Entries with chart source code:
/---
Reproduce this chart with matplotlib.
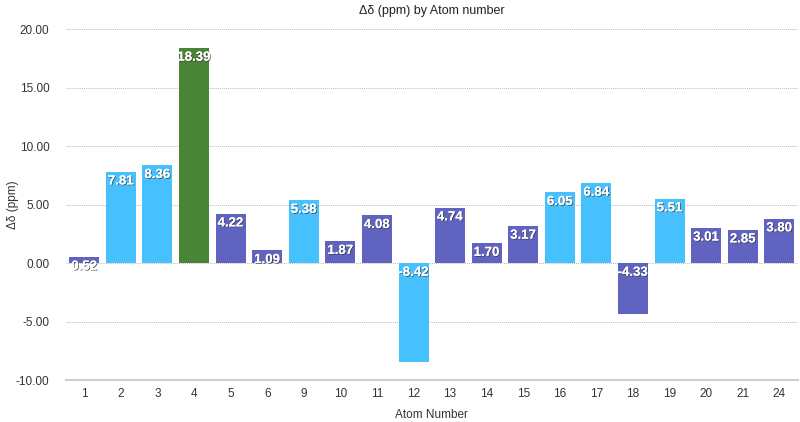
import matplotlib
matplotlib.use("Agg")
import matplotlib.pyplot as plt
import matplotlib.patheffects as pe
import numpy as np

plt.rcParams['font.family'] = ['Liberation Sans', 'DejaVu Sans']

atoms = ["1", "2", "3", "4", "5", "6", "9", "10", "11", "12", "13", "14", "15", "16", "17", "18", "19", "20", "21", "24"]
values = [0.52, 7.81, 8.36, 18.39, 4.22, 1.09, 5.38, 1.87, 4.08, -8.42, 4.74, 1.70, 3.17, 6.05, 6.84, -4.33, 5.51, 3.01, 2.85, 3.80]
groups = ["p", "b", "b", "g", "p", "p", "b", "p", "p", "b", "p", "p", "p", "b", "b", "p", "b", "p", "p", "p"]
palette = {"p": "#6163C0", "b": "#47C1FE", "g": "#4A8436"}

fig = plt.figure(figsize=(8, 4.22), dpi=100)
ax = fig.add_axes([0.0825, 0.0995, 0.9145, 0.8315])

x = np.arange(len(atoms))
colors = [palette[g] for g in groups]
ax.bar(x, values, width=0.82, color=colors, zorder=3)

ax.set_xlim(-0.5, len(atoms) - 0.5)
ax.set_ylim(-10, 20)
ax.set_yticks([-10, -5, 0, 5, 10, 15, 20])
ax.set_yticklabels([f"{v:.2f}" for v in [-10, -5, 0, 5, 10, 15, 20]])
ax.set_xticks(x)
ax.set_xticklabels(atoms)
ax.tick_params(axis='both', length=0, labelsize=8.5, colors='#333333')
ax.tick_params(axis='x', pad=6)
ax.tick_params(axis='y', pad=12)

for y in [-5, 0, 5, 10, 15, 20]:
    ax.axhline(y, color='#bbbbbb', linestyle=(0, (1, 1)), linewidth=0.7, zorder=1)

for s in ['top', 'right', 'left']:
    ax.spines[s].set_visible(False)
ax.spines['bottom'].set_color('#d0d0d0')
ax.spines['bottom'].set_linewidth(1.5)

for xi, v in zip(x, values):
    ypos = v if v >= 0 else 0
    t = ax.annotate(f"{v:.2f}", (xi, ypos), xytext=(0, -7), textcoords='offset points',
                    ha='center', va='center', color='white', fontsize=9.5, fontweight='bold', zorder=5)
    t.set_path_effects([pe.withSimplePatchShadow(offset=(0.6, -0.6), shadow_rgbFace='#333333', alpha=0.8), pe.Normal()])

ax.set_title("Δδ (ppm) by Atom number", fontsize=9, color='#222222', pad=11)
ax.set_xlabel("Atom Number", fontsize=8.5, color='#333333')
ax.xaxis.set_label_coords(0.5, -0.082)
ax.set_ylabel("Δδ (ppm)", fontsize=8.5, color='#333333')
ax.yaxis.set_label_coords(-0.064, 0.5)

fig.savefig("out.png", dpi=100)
\---
/---
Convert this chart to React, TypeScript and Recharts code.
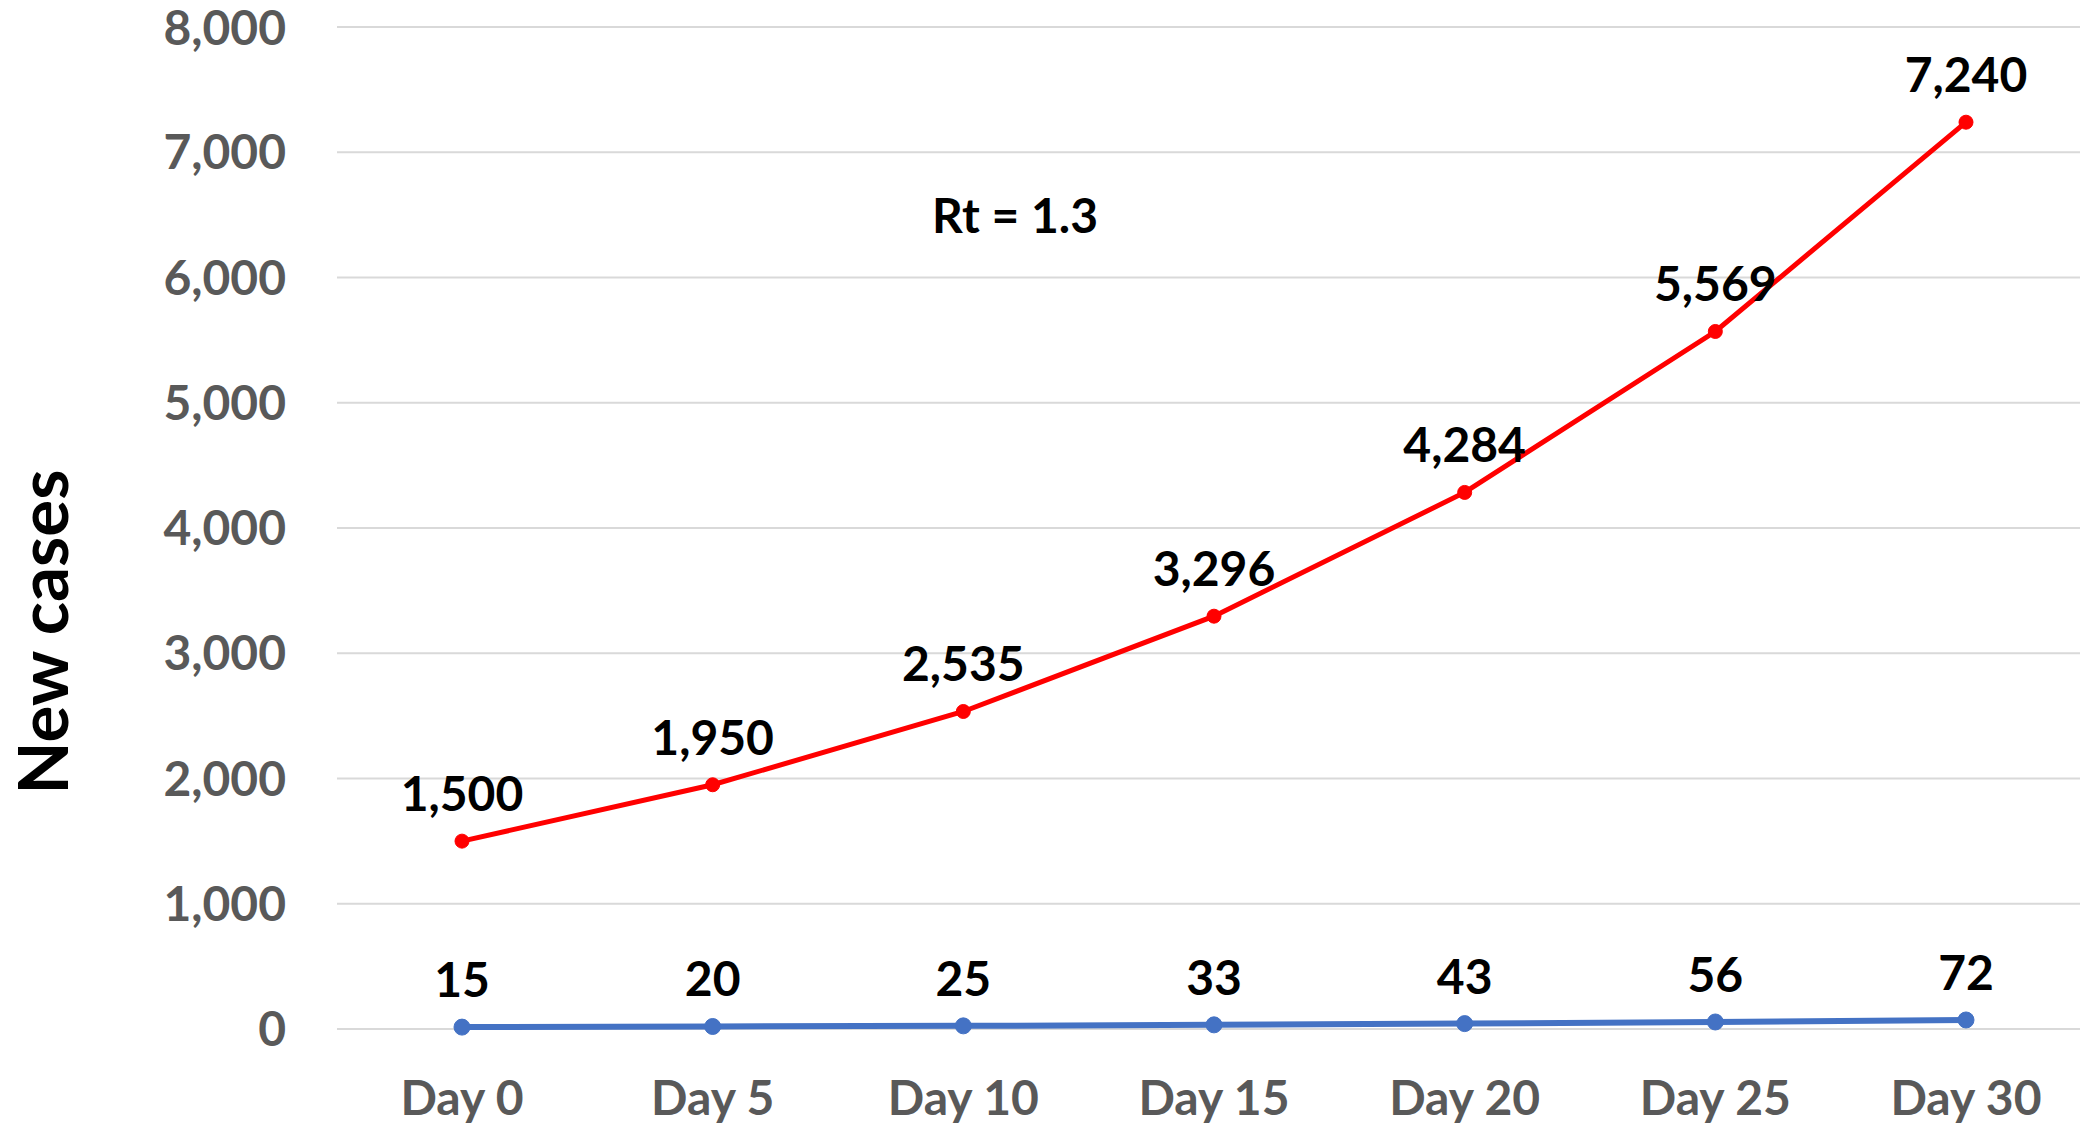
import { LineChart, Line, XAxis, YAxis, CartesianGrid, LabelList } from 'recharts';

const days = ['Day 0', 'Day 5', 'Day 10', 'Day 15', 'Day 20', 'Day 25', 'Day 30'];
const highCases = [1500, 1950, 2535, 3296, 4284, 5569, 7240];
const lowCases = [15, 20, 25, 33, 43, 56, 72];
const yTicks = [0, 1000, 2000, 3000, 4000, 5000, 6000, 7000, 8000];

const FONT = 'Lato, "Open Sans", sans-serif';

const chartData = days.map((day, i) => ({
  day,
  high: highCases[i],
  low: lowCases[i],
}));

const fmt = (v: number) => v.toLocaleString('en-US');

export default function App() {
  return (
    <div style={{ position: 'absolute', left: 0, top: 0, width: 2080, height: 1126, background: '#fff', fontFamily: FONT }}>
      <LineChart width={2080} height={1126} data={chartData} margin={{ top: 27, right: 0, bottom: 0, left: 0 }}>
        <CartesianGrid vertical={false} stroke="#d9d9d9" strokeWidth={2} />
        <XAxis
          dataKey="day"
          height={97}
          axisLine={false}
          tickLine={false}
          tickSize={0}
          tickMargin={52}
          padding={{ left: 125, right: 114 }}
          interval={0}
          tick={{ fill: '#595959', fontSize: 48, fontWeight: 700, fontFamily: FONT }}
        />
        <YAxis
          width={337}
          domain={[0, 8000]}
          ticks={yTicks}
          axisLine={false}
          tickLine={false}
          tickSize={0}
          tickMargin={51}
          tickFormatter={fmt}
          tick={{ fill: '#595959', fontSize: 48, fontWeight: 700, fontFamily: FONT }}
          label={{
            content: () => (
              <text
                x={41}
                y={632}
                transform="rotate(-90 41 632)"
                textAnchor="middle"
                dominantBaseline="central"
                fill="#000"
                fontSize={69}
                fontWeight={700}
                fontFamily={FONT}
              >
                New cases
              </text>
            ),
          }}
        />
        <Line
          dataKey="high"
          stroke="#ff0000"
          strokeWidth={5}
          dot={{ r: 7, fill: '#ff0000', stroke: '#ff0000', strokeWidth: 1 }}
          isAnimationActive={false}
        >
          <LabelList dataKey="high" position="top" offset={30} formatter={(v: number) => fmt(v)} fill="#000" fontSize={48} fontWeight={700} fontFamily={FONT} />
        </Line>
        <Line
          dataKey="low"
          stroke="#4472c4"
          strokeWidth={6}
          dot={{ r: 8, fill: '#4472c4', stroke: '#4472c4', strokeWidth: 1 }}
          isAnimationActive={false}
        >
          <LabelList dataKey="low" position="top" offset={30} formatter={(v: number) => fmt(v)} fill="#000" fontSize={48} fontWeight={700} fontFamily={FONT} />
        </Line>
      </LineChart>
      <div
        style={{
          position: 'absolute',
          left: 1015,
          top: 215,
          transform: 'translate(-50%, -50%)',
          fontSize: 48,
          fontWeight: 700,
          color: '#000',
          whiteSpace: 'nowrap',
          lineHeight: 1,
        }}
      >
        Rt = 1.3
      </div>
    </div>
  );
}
\---
/---
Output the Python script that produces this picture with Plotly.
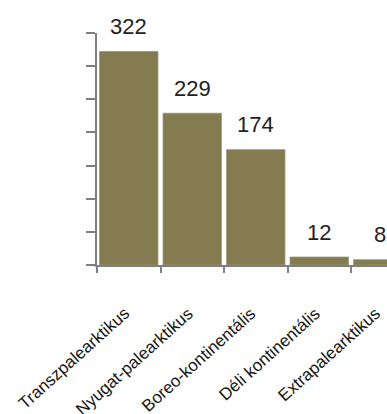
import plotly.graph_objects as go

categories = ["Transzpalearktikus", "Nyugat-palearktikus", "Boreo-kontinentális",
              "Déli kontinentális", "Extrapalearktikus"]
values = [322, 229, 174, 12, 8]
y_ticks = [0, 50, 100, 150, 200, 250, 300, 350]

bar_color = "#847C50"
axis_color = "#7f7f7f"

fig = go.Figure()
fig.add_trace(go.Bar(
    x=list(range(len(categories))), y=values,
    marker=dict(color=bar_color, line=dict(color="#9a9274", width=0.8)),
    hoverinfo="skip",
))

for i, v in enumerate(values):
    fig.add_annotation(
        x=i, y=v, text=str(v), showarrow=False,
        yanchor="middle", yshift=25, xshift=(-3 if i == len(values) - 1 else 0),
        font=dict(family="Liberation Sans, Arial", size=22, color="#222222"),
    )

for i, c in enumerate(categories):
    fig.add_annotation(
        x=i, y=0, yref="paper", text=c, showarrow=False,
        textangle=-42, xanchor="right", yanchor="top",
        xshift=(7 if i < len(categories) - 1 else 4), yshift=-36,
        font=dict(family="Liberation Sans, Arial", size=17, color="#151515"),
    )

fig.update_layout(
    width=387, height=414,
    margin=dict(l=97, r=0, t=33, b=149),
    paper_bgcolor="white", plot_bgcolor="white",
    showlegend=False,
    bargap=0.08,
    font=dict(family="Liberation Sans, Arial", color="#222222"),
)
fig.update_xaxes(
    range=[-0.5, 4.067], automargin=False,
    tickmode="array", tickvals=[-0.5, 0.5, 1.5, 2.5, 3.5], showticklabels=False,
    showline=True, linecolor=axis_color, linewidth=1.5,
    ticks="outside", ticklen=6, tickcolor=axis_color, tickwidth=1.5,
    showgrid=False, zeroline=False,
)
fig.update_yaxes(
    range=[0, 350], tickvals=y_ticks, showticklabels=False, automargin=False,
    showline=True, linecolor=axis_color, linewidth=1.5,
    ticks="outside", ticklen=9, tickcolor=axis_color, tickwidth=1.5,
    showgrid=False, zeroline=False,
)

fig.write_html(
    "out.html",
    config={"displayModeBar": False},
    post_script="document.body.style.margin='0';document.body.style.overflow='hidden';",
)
\---
STATED GOAL: Write out the lines running from the one that contains "Reproduce this chart with matplotlib." through the one that contains "ax.bar(x, values, width=0.82, color=colors, zorder=3)", ends included, and nothing else. Pictures stay out of the copy.

EXERCISE ANSWER:
Reproduce this chart with matplotlib.
import matplotlib
matplotlib.use("Agg")
import matplotlib.pyplot as plt
import matplotlib.patheffects as pe
import numpy as np

plt.rcParams['font.family'] = ['Liberation Sans', 'DejaVu Sans']

atoms = ["1", "2", "3", "4", "5", "6", "9", "10", "11", "12", "13", "14", "15", "16", "17", "18", "19", "20", "21", "24"]
values = [0.52, 7.81, 8.36, 18.39, 4.22, 1.09, 5.38, 1.87, 4.08, -8.42, 4.74, 1.70, 3.17, 6.05, 6.84, -4.33, 5.51, 3.01, 2.85, 3.80]
groups = ["p", "b", "b", "g", "p", "p", "b", "p", "p", "b", "p", "p", "p", "b", "b", "p", "b", "p", "p", "p"]
palette = {"p": "#6163C0", "b": "#47C1FE", "g": "#4A8436"}

fig = plt.figure(figsize=(8, 4.22), dpi=100)
ax = fig.add_axes([0.0825, 0.0995, 0.9145, 0.8315])

x = np.arange(len(atoms))
colors = [palette[g] for g in groups]
ax.bar(x, values, width=0.82, color=colors, zorder=3)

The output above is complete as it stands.